**DATASET EXTRACT:**
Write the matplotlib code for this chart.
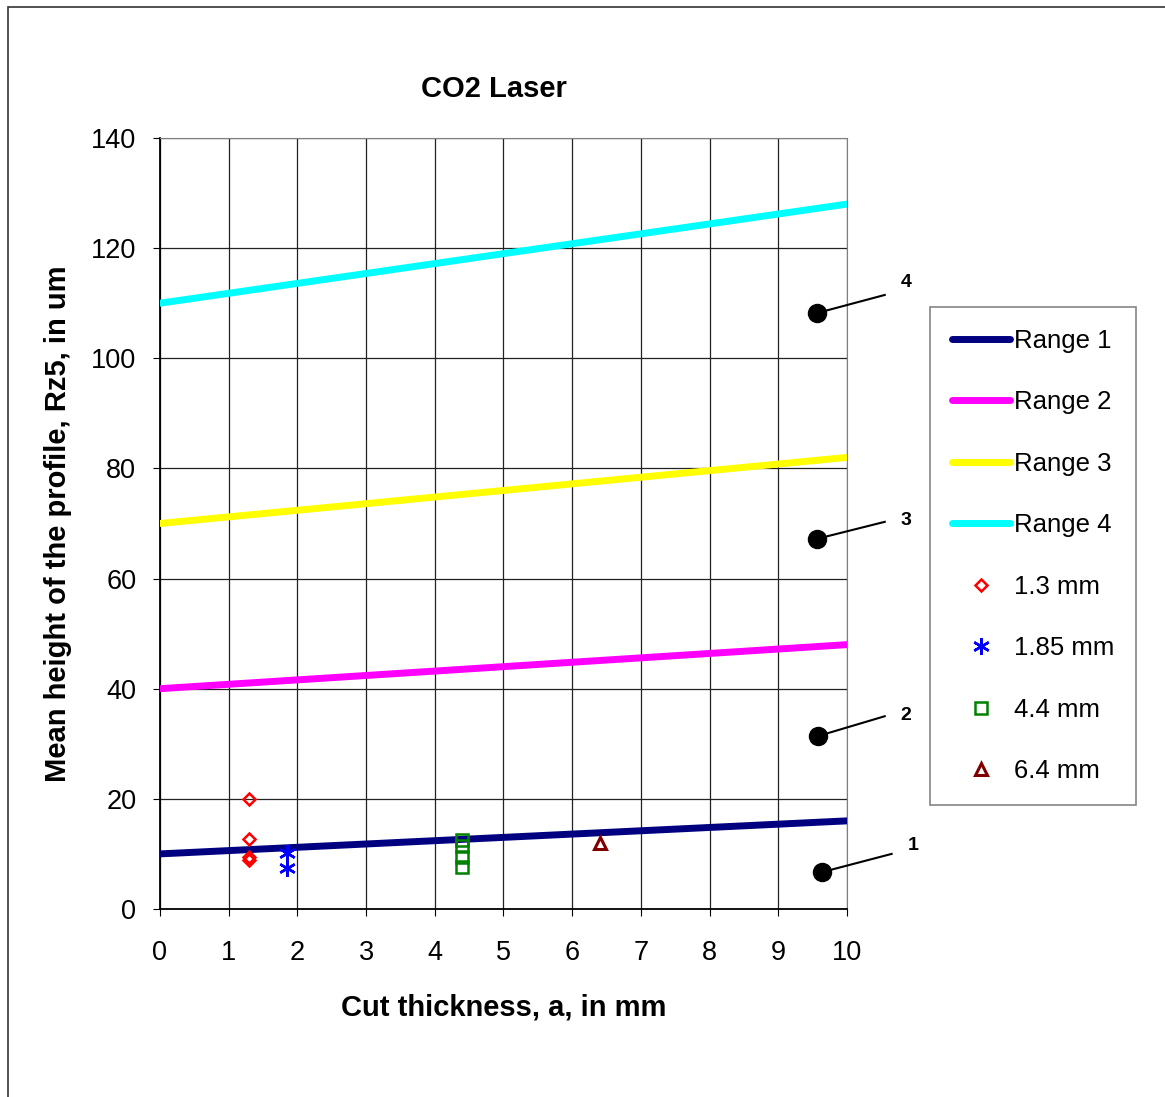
import matplotlib
matplotlib.use("Agg")
import matplotlib.pyplot as plt
from matplotlib.patches import Rectangle

plt.rcParams['font.family'] = ['Liberation Sans', 'DejaVu Sans']

# Fitted ranges (linear, from a = 0 to a = 10 mm)
range_x = [0, 10]
range1 = [10, 16]
range2 = [40, 48]
range3 = [70, 82]
range4 = [110, 128]
range_names = ["Range 1", "Range 2", "Range 3", "Range 4"]
range_colors = ["#000080", "#FF00FF", "#FFFF00", "#00FFFF"]

# Measured Rz5 values per sheet thickness
x_13 = [1.3, 1.3, 1.3, 1.3]
y_13 = [20.0, 12.7, 9.4, 8.9]
x_185 = [1.85, 1.85]
y_185 = [10.2, 7.5]
x_44 = [4.4, 4.4, 4.4, 4.4]
y_44 = [12.5, 11.5, 9.4, 7.7]
x_64 = [6.4]
y_64 = [12.0]

# Range marker dots and their labels
marker_x = [9.56, 9.56, 9.58, 9.64]
marker_y = [108.2, 67.2, 31.4, 6.7]
marker_labels = ["4", "3", "2", "1"]
leader_end_x = [10.55, 10.55, 10.55, 10.65]
leader_end_y = [111.5, 70.3, 35.0, 10.0]
label_x = [10.86, 10.86, 10.86, 10.96]
label_y = [113.7, 70.5, 35.2, 11.6]

fig = plt.figure(figsize=(11.65, 10.97), dpi=100)
ax = fig.add_axes([0.1373, 0.1714, 0.5897, 0.7028])

# Outer chart frame
fig.patches.append(Rectangle((8 / 1165, -0.05), 1.2, 1 - 7 / 1097 + 0.05,
                             transform=fig.transFigure, fill=False,
                             edgecolor="#333333", lw=1.2))

handles = []
for ys, c, n in zip([range1, range2, range3, range4], range_colors, range_names):
    h, = ax.plot(range_x, ys, color=c, lw=5, solid_capstyle="round", label=n, zorder=3)
    handles.append(h)

h1, = ax.plot(x_13, y_13, ls="none", marker="D", ms=6, mfc="none", mec="#FF0000",
              mew=1.8, label="1.3 mm", zorder=4)
h2, = ax.plot(x_185, y_185, ls="none", marker=(6, 2, 0), ms=12, mec="#0000FF",
              color="#0000FF", mew=1.8, label="1.85 mm", zorder=4)
h3, = ax.plot(x_44, y_44, ls="none", marker="s", ms=8, mfc="none", mec="#008000",
              mew=1.8, label="4.4 mm", zorder=4)
h4, = ax.plot(x_64, y_64, ls="none", marker="^", ms=9, mfc="none", mec="#800000",
              mew=2.2, label="6.4 mm", zorder=4)
handles += [h1, h2, h3, h4]

for mx, my, ex, ey, lx, ly, t in zip(marker_x, marker_y, leader_end_x, leader_end_y,
                                     label_x, label_y, marker_labels):
    ax.plot([mx, ex], [my, ey], color="black", lw=1.5, clip_on=False, zorder=5)
    ax.plot([mx], [my], "o", color="black", ms=13, clip_on=False, zorder=6)
    ax.text(lx, ly, t, fontsize=14, fontweight="bold", ha="center", va="center")

ax.set_xlim(0, 10)
ax.set_ylim(0, 140)
ax.set_xticks(range(0, 11))
ax.set_yticks(range(0, 141, 20))
ax.grid(True, color="#222222", lw=0.9)
ax.set_axisbelow(True)
ax.tick_params(labelsize=19.5, length=5, direction="out")
ax.tick_params(axis="x", pad=17)
ax.tick_params(axis="y", pad=12)
for s in ["top", "right"]:
    ax.spines[s].set_color("#808080")
for s in ["left", "bottom"]:
    ax.spines[s].set_color("black")
    ax.spines[s].set_linewidth(1.3)

fig.text(494 / 1165, 1 - 89 / 1097, "CO2 Laser", fontsize=21, fontweight="bold",
         ha="center", va="center")
ax.set_xlabel("Cut thickness, a, in mm", fontsize=21, fontweight="bold", labelpad=20)
ax.set_ylabel("Mean height of the profile, Rz5, in um", fontsize=21, fontweight="bold",
              labelpad=14)

leg = fig.legend(handles=handles, loc="upper left",
                 bbox_to_anchor=(930 / 1165, 1 - 307 / 1097), fontsize=18.5,
                 frameon=True, fancybox=False, edgecolor="#666666",
                 handlelength=2.25, handletextpad=0.15, labelspacing=1.46,
                 borderpad=0.85, borderaxespad=0)
leg.get_frame().set_linewidth(1.2)

fig.savefig("out.png", dpi=100)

**EXERCISE AIM:** Print the complete listing exactly, apart from any pictures.

**ANSWER TO THIS EXERCISE:**
Write the matplotlib code for this chart.
import matplotlib
matplotlib.use("Agg")
import matplotlib.pyplot as plt
from matplotlib.patches import Rectangle

plt.rcParams['font.family'] = ['Liberation Sans', 'DejaVu Sans']

# Fitted ranges (linear, from a = 0 to a = 10 mm)
range_x = [0, 10]
range1 = [10, 16]
range2 = [40, 48]
range3 = [70, 82]
range4 = [110, 128]
range_names = ["Range 1", "Range 2", "Range 3", "Range 4"]
range_colors = ["#000080", "#FF00FF", "#FFFF00", "#00FFFF"]

# Measured Rz5 values per sheet thickness
x_13 = [1.3, 1.3, 1.3, 1.3]
y_13 = [20.0, 12.7, 9.4, 8.9]
x_185 = [1.85, 1.85]
y_185 = [10.2, 7.5]
x_44 = [4.4, 4.4, 4.4, 4.4]
y_44 = [12.5, 11.5, 9.4, 7.7]
x_64 = [6.4]
y_64 = [12.0]

# Range marker dots and their labels
marker_x = [9.56, 9.56, 9.58, 9.64]
marker_y = [108.2, 67.2, 31.4, 6.7]
marker_labels = ["4", "3", "2", "1"]
leader_end_x = [10.55, 10.55, 10.55, 10.65]
leader_end_y = [111.5, 70.3, 35.0, 10.0]
label_x = [10.86, 10.86, 10.86, 10.96]
label_y = [113.7, 70.5, 35.2, 11.6]

fig = plt.figure(figsize=(11.65, 10.97), dpi=100)
ax = fig.add_axes([0.1373, 0.1714, 0.5897, 0.7028])

# Outer chart frame
fig.patches.append(Rectangle((8 / 1165, -0.05), 1.2, 1 - 7 / 1097 + 0.05,
                             transform=fig.transFigure, fill=False,
                             edgecolor="#333333", lw=1.2))

handles = []
for ys, c, n in zip([range1, range2, range3, range4], range_colors, range_names):
    h, = ax.plot(range_x, ys, color=c, lw=5, solid_capstyle="round", label=n, zorder=3)
    handles.append(h)

h1, = ax.plot(x_13, y_13, ls="none", marker="D", ms=6, mfc="none", mec="#FF0000",
              mew=1.8, label="1.3 mm", zorder=4)
h2, = ax.plot(x_185, y_185, ls="none", marker=(6, 2, 0), ms=12, mec="#0000FF",
              color="#0000FF", mew=1.8, label="1.85 mm", zorder=4)
h3, = ax.plot(x_44, y_44, ls="none", marker="s", ms=8, mfc="none", mec="#008000",
              mew=1.8, label="4.4 mm", zorder=4)
h4, = ax.plot(x_64, y_64, ls="none", marker="^", ms=9, mfc="none", mec="#800000",
              mew=2.2, label="6.4 mm", zorder=4)
handles += [h1, h2, h3, h4]

for mx, my, ex, ey, lx, ly, t in zip(marker_x, marker_y, leader_end_x, leader_end_y,
                                     label_x, label_y, marker_labels):
    ax.plot([mx, ex], [my, ey], color="black", lw=1.5, clip_on=False, zorder=5)
    ax.plot([mx], [my], "o", color="black", ms=13, clip_on=False, zorder=6)
    ax.text(lx, ly, t, fontsize=14, fontweight="bold", ha="center", va="center")

ax.set_xlim(0, 10)
ax.set_ylim(0, 140)
ax.set_xticks(range(0, 11))
ax.set_yticks(range(0, 141, 20))
ax.grid(True, color="#222222", lw=0.9)
ax.set_axisbelow(True)
ax.tick_params(labelsize=19.5, length=5, direction="out")
ax.tick_params(axis="x", pad=17)
ax.tick_params(axis="y", pad=12)
for s in ["top", "right"]:
    ax.spines[s].set_color("#808080")
for s in ["left", "bottom"]:
    ax.spines[s].set_color("black")
    ax.spines[s].set_linewidth(1.3)

fig.text(494 / 1165, 1 - 89 / 1097, "CO2 Laser", fontsize=21, fontweight="bold",
         ha="center", va="center")
ax.set_xlabel("Cut thickness, a, in mm", fontsize=21, fontweight="bold", labelpad=20)
ax.set_ylabel("Mean height of the profile, Rz5, in um", fontsize=21, fontweight="bold",
              labelpad=14)

leg = fig.legend(handles=handles, loc="upper left",
                 bbox_to_anchor=(930 / 1165, 1 - 307 / 1097), fontsize=18.5,
                 frameon=True, fancybox=False, edgecolor="#666666",
                 handlelength=2.25, handletextpad=0.15, labelspacing=1.46,
                 borderpad=0.85, borderaxespad=0)
leg.get_frame().set_linewidth(1.2)

fig.savefig("out.png", dpi=100)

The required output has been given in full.